The final song “Olam haBeriah” falls in between the first two in length and moves with growing intensity from a slow, rocking pace with a bleak but stately air to a warlike fury — and back again. Unsurprisingly, given the quality of the first two songs, this one also proves to be interesting and memorable.

This is a strong EP that holds up well to repeated listening. I hope you like it as much as I do.

https://malignantvoices.bandcamp.com/album/demons-of-matter-and-the-shells-of-the-dead
https://www.facebook.com/deusmortemofficial/

 

 

 

 

 

 

ignis-gehenna-baleful-scarlet-star

IGNIS GEHENNA

To close the first part of this Sunday’s Shades of Black installment I have a song named “Serpent Oracle” by the Australian one-man band Ignis Gehenna (the lone perpetrator being Nihilifer, who is also the vocalist in Erebus Enthroned). The song will appear on Ignis Gehenna’s debut album Baleful Scarlet Star, which will be released by Séance Records on January 9, 2017.

I was drawn to this song by the fantastic cover created by Misanthropic Artworks, and the song is fantastic as well. The intro is mid-paced and dramatic, and it remains grand and bombastic even after the eruption comes. There’s magnetic bass work in the song as well as extravagant vocal viciousness, and the savage riffing is heart-swelling stuff with a triumphant, panoramic sweep. The fallen angel rises in terrible glory through this song.

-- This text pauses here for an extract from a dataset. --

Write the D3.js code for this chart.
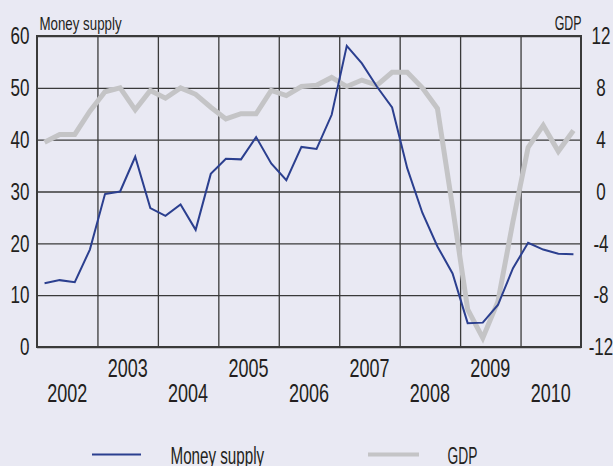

http://www.seancerecords.com
https://www.facebook.com/ignisgehenna/

 

 

  6 Responses to “SHADES OF BLACK (PART 1): ASH BORER, LASTER, DEUS MORTEM, IGNIS GEHENNA”

  1. That Deus Mortem EP grows gradually stronger through its span, with the lovely final song delivering de coup de grâce. Just when I thought I was full*, Ignis Gehenna delivers a dessert I can’t refuse. And now, I’m left with a lust for more.
    (*or dead, depending on what stupid allegory to go with.)

  2. Man, this is that time of year when its all almost too much. So many bands releasing around Halloween and the later months. But its also a great thing. Just can be overwhelming when so many things flood the market. And its only my insane lust for new metal that keeps me at a fever pitch.

    That said… Those Ash Borer guys have been flooding the market lately. Both the Urzeit album and the Uskumgallu album are really great releases this year. Possibly a bit more vital than this latest Ash Borer.

    Love the cover for that Ignus Gehenna album!